Aquel franquismo en el que las víctimas se lo tenían bien merecido, para el que no importaba en qué cuneta se pudrieran los huesos y la memoria del enemigo; en el que el Valle de los Caídos se levantaba orgulloso sin nadie que le tosiera, como un gigantesco apósito sobre la herida a la que no conviene echar un segundo vistazo.

Aquel franquismo en el que un reducido grupo de grandes empresarios medraba a la sombra de y en connivencia con el gobierno, en el que la corrupción bancaria y urbanística eran cotidianas en su impunidad; en el que las opciones políticas se reducían a la de mostrarse a favor de la ideología imperante, con ciertos matices, eso sí, que amparaban desde la postura más integrista a la modernidad tecnócrata. Ese franquismo en el que el fútbol, los toros y el famoseo se agitaban como zanahoria ante los hocicos del respetable para entretenimiento, solaz y despreocupación generales.

Aquellos años en los que la televisión pública era la Voz de su Amo, coto reservado para cobistas de toda laya y jaez, dirigida por hombres del Movimiento convencidos de la grandeza de la misma patria que un día conquistara América; en los que la unanimidad era portada en todos los periódicos y en los principales círculos intelectuales, generosamente untados a base de subvenciones, ayudas, fundaciones, sesudísimas columnas y subsecretarías varias. Años en los que al frente del aparato mediático de propaganda encontrábamos apellidos caídos ya en el olvido: Aznar, Cebrián, Lara, García-Escudero…
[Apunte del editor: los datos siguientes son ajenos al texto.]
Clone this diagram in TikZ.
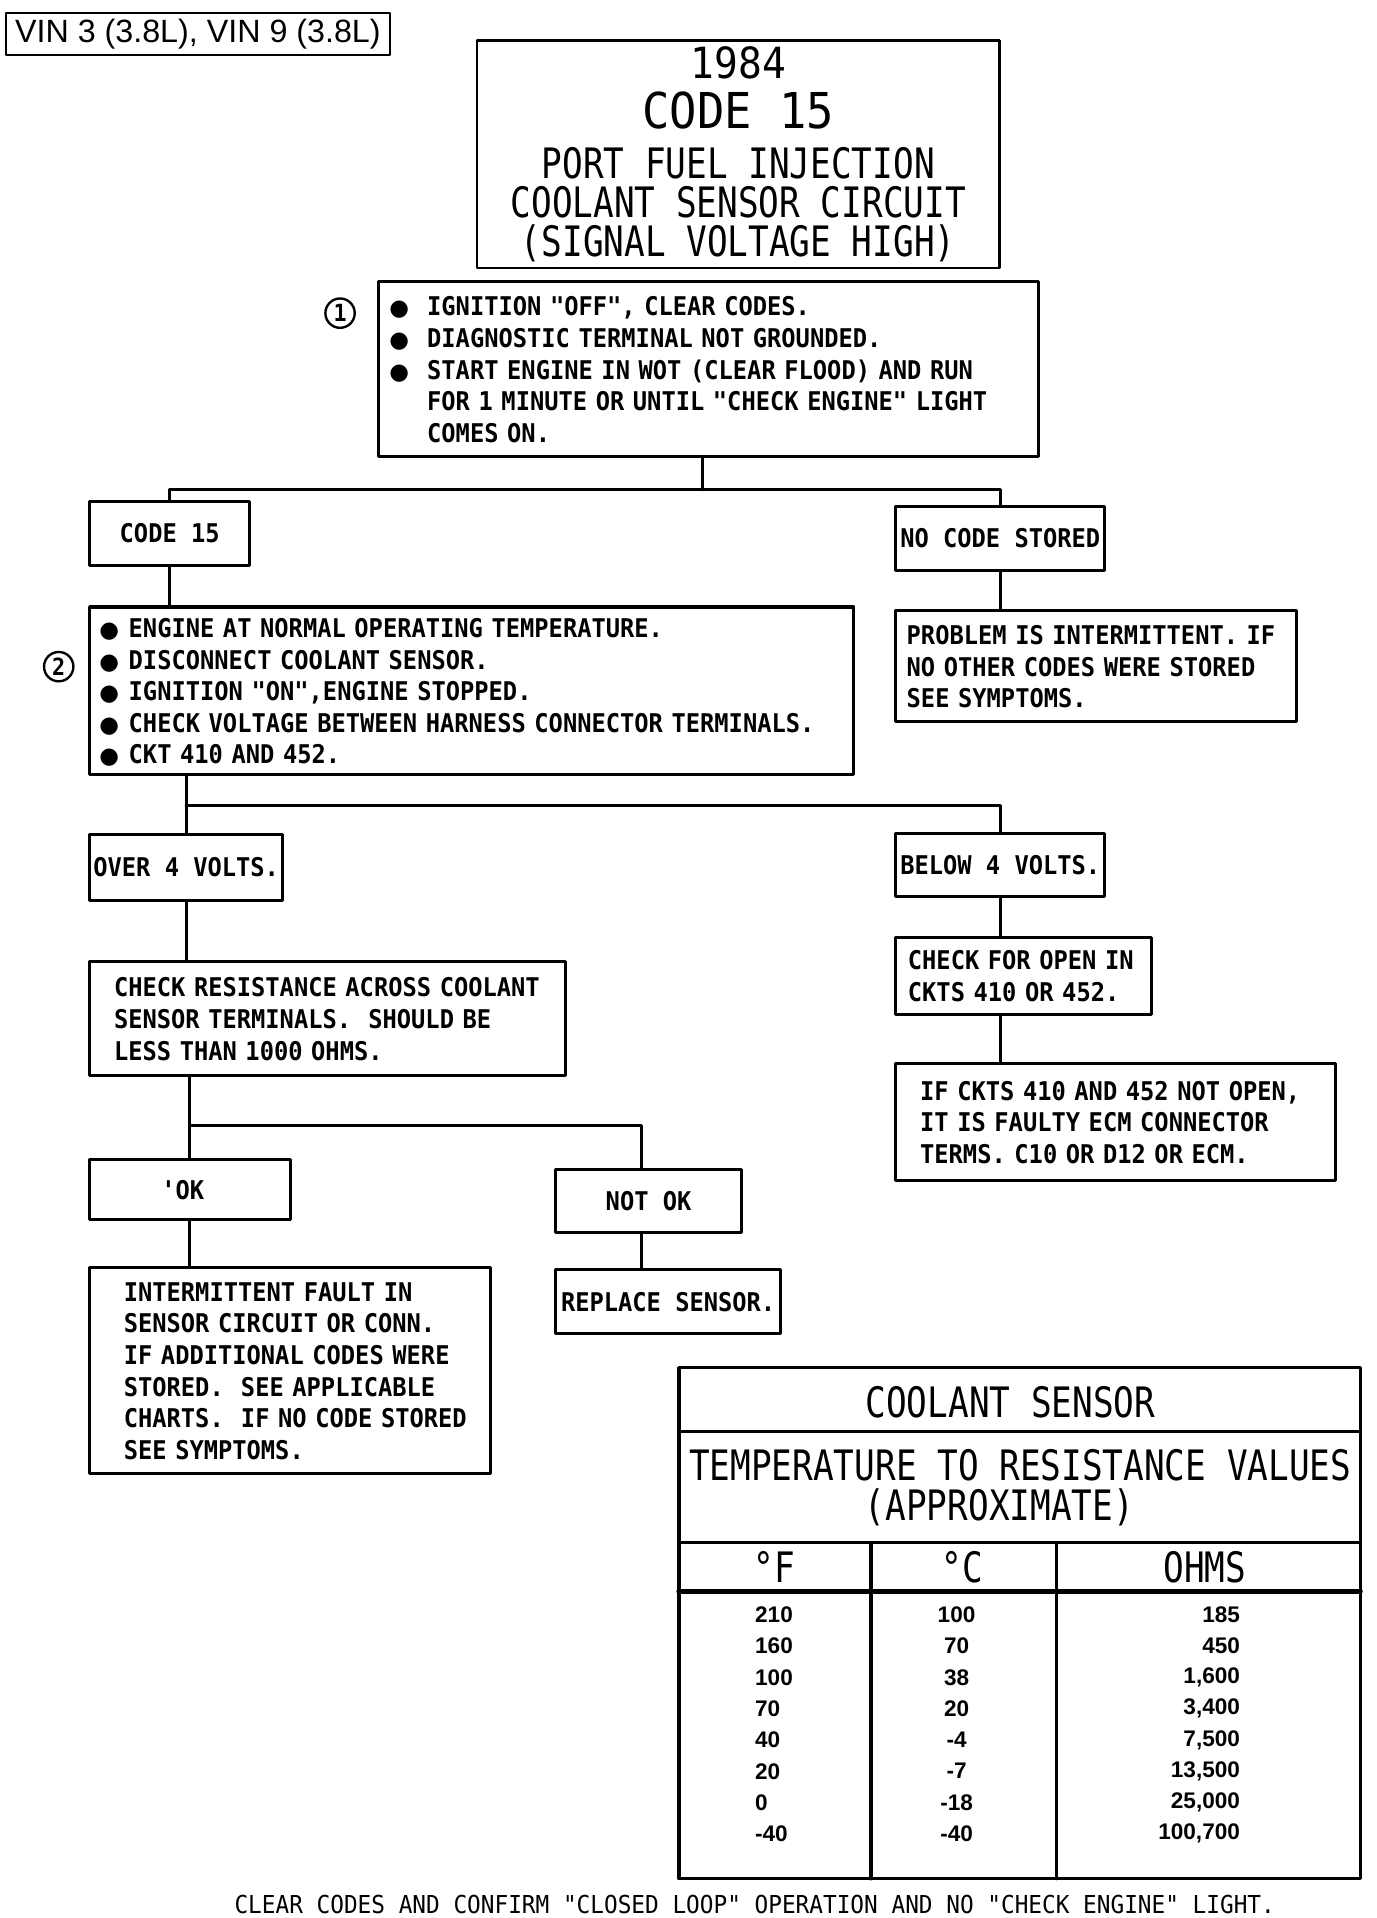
\documentclass[tikz,border=0pt]{standalone}
\usepackage{fontspec}
\usetikzlibrary{calc}
\newfontfamily\plotfont[FakeStretch=0.92]{DejaVu Sans Mono}
\newfontfamily\plottitle[FakeStretch=0.82]{DejaVu Sans Mono}
\newfontfamily\arialfont{Liberation Sans}
\newfontfamily\bltfont{DejaVu Sans}
\newcommand{\boxtxt}{\plotfont\bfseries\fontsize{12}{14.7}\selectfont}
\newcommand{\bigtxt}{\plottitle\fontsize{19.5}{18.2}\selectfont}
\newcommand{\hugetxt}{\plotfont\fontsize{23}{23}\selectfont}
\newcommand{\yeartxt}{\plotfont\fontsize{20}{20}\selectfont}
\newcommand{\blt}[1]{\makebox[#1][l]{\bltfont\fontsize{10.5}{10.5}\selectfont ●}}
\newcommand{\lns}[1]{\noindent\raisebox{-1.7pt}[\height][\depth]{\begin{tabular}{@{}l@{}}#1\end{tabular}}}
\begin{document}
\begin{tikzpicture}[x=0.02cm,y=-0.02cm,line join=round,line cap=round,
	box/.style={draw,line width=1.4pt,inner sep=0pt,anchor=north west,font=\boxtxt},
	lbox/.style={box,align=left},
	link/.style={line width=1.4pt},
	num/.style={draw,circle,line width=1.1pt,inner sep=0pt,minimum size=0.48cm,font=\plotfont\bfseries\fontsize{11}{11}\selectfont},
	cell/.style={font=\plottitle\fontsize{19.5}{19.5}\selectfont,inner sep=0pt},
	val/.style={font=\arialfont\bfseries\fontsize{10.5}{10.5}\selectfont,inner sep=0pt}]
	%	\draw[color=gray!50,dashed] (0,0) grid[step=50] (1125,1568);
	\useasboundingbox (0,0) rectangle (1125,1568);
	\node[draw,line width=0.9pt,anchor=north west,minimum width=6.28cm,minimum height=0.68cm,inner sep=0pt,font=\arialfont\fontsize{15}{15}\selectfont] (vin) at (4,10) {VIN 3 (3.8L), VIN 9 (3.8L)};
	\node[box,line width=1.2pt,minimum width=8.54cm,minimum height=3.72cm,align=center,font=\bigtxt] (title) at (389,32) {{\yeartxt 1984}\\[5.1pt]{\hugetxt CODE 15}\\[5.1pt]PORT FUEL INJECTION\\COOLANT SENSOR CIRCUIT\\(SIGNAL VOLTAGE HIGH)};
	\node[lbox,minimum height=2.86cm,text width=10.44cm,inner xsep=0.18cm] (s1) at (308,229) {\lns{\blt{0.62cm}IGNITION "OFF", CLEAR CODES.\\ \blt{0.62cm}DIAGNOSTIC TERMINAL NOT GROUNDED.\\ \blt{0.62cm}START ENGINE IN WOT (CLEAR FLOOD) AND RUN\\ \hspace*{0.62cm}FOR 1 MINUTE OR UNTIL "CHECK ENGINE" LIGHT\\ \hspace*{0.62cm}COMES ON.}};
	\node[num] (n1) at (278,256) {1};
	\node[box,minimum width=2.62cm,minimum height=1.04cm] (code15) at (72,409) {CODE 15};
	\node[box,minimum width=3.42cm,minimum height=1.04cm] (nocode) at (731,413) {NO CODE STORED};
	\node[lbox,minimum height=2.74cm,text width=12.18cm,inner xsep=0.16cm] (s2) at (72,495) {\lns{\blt{0.48cm}ENGINE AT NORMAL OPERATING TEMPERATURE.\\ \blt{0.48cm}DISCONNECT COOLANT SENSOR.\\ \blt{0.48cm}IGNITION "ON",ENGINE STOPPED.\\ \blt{0.48cm}CHECK VOLTAGE BETWEEN HARNESS CONNECTOR TERMINALS.\\ \blt{0.48cm}CKT 410 AND 452.}};
	\node[num] (n2) at (48,545) {2};
	\node[lbox,minimum height=1.82cm,text width=6.2cm,inner xsep=0.18cm] (prob) at (731,498) {\lns{PROBLEM IS INTERMITTENT. IF\\NO OTHER CODES WERE STORED\\SEE SYMPTOMS.}};
	\node[box,minimum width=3.16cm,minimum height=1.08cm] (over4) at (72,681) {OVER 4 VOLTS.};
	\node[box,minimum width=3.42cm,minimum height=1.04cm] (below4) at (731,680) {BELOW 4 VOLTS.};
	\node[lbox,minimum height=1.86cm,text width=6.98cm,inner xsep=0.4cm] (chkres) at (72,785) {\lns{CHECK RESISTANCE ACROSS COOLANT\\SENSOR TERMINALS.\ \ SHOULD BE\\LESS THAN 1000 OHMS.}};
	\node[lbox,minimum height=1.26cm,text width=3.78cm,inner xsep=0.2cm] (chkopen) at (731,765) {\lns{CHECK FOR OPEN IN\\CKTS 410 OR 452.}};
	\node[lbox,minimum height=1.92cm,text width=6.4cm,inner xsep=0.4cm] (ifckts) at (731,868) {\lns{IF CKTS 410 AND 452 NOT OPEN,\\IT IS FAULTY ECM CONNECTOR\\TERMS. C10 OR D12 OR ECM.}};
	\node[box,minimum width=3.28cm,minimum height=0.98cm] (ok) at (72,947) {\llap{'}OK};
	\node[box,minimum width=3.04cm,minimum height=1.02cm] (notok) at (453,955) {NOT OK};
	\node[lbox,minimum height=3.36cm,text width=5.44cm,inner xsep=0.56cm] (intm) at (72,1035) {\lns{INTERMITTENT FAULT IN\\SENSOR CIRCUIT OR CONN.\\IF ADDITIONAL CODES WERE\\STORED.\ \ SEE APPLICABLE\\CHARTS.\ \ IF NO CODE STORED\\SEE SYMPTOMS.}};
	\node[box,minimum width=3.68cm,minimum height=1.04cm] (repl) at (453,1037) {REPLACE SENSOR.};
	\draw[link] ($(s1.south)+(-5,0)$) -- ++(0,26) coordinate (j1);
	\draw[link] (code15.north) |- (j1) -| (nocode.north);
	\draw[link] (code15.south) -- (code15.south |- s2.north);
	\draw[link] (nocode.south) -- (nocode.south |- prob.north);
	\draw[link] (s2.south -| over4.north) -- (over4.north);
	\draw[link] (s2.south -| over4.north) ++(0,24) -| (below4.north);
	\draw[link] (over4.south) -- (over4.south |- chkres.north);
	\draw[link] (below4.south) -- (below4.south |- chkopen.north);
	\draw[link] (chkopen.south -| below4.south) -- (below4.south |- ifckts.north);
	\draw[link] (chkres.south -| ok.north) -- (ok.north);
	\draw[link] (chkres.south -| ok.north) ++(0,40) -| ($(notok.north)+(-6,0)$);
	\draw[link] (ok.south) -- (ok.south |- intm.north);
	\draw[link] ($(notok.south)+(-6,0)$) -- ($(notok.south |- repl.north)+(-6,0)$);
	% table
	\draw[line width=1.5pt] (555,1118) rectangle (1112,1536);
	\draw[line width=1.5pt] (555,1170)--(1112,1170) (555,1261)--(1112,1261);
	\draw[line width=2.4pt] (555,1301)--(1112,1301);
	\draw[line width=1.5pt] (712,1261)--(712,1536) (864,1261)--(864,1536);
	\node[cell] (tsens) at (826,1146) {COOLANT SENSOR};
	\node[cell] (tres) at (834,1198) {TEMPERATURE TO RESISTANCE VALUES};
	\node[cell] (tappr) at (817,1232) {(APPROXIMATE)};
	\node[cell] (tf) at (633,1281) {°F};
	\node[cell] (tc) at (787,1281) {°C};
	\node[cell] (tohm) at (985,1281) {OHMS};
	\foreach \f/\c/\r [count=\i from 0] in {210/100/185,160/70/450,100/38/1{,}600,70/20/3{,}400,40/-4/7{,}500,20/-7/13{,}500,0/-18/25{,}000,-40/-40/100{,}700}{
		\node[val,anchor=west] (f\i) at (617,1320+25.6*\i) {\f};
		\node[val] (c\i) at (782,1320+25.6*\i) {\c};
		\node[val,anchor=east] (r\i) at (1014,1320+25.6*\i) {\r};
	}
	\node[font=\plotfont\fontsize{11.5}{11.5}\selectfont,inner sep=0pt] (foot) at (617,1557) {CLEAR CODES AND CONFIRM "CLOSED LOOP" OPERATION AND NO "CHECK ENGINE" LIGHT.};
\end{tikzpicture}
\end{document}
Los años de hierro en los que el raro, el diferente, el contumaz, bajo el control y escrutinio de policías y fiscales al servicio de intereses políticos, recibía cuanto menos público escarnio y condena social, amén de las responsabilidades penales exigibles según el caso.

Sí, amigos y amigas, todo aquello ya quedó atrás para mayor gloria de esta democracia que, si bien joven aún, crece con la robustez del roble pese a todos aquellos raros, diferentes y contumaces que se empeñan en ver fantasmas donde no los hay, que se empeñan en desestabilizar un régimen que solo ha traído paz y prosperidad a esta bendita tierra de María Santísima. Sí, de María Santísima he dicho, ¿a quién si no cabe atribuir la milagrosa conversión de tantos millones de franquistas en tan corto lapso de tiempo? Dicen que en Alemania pasó otro tanto a finales de los años cuarenta, pero no es cuestión de comparar ahora.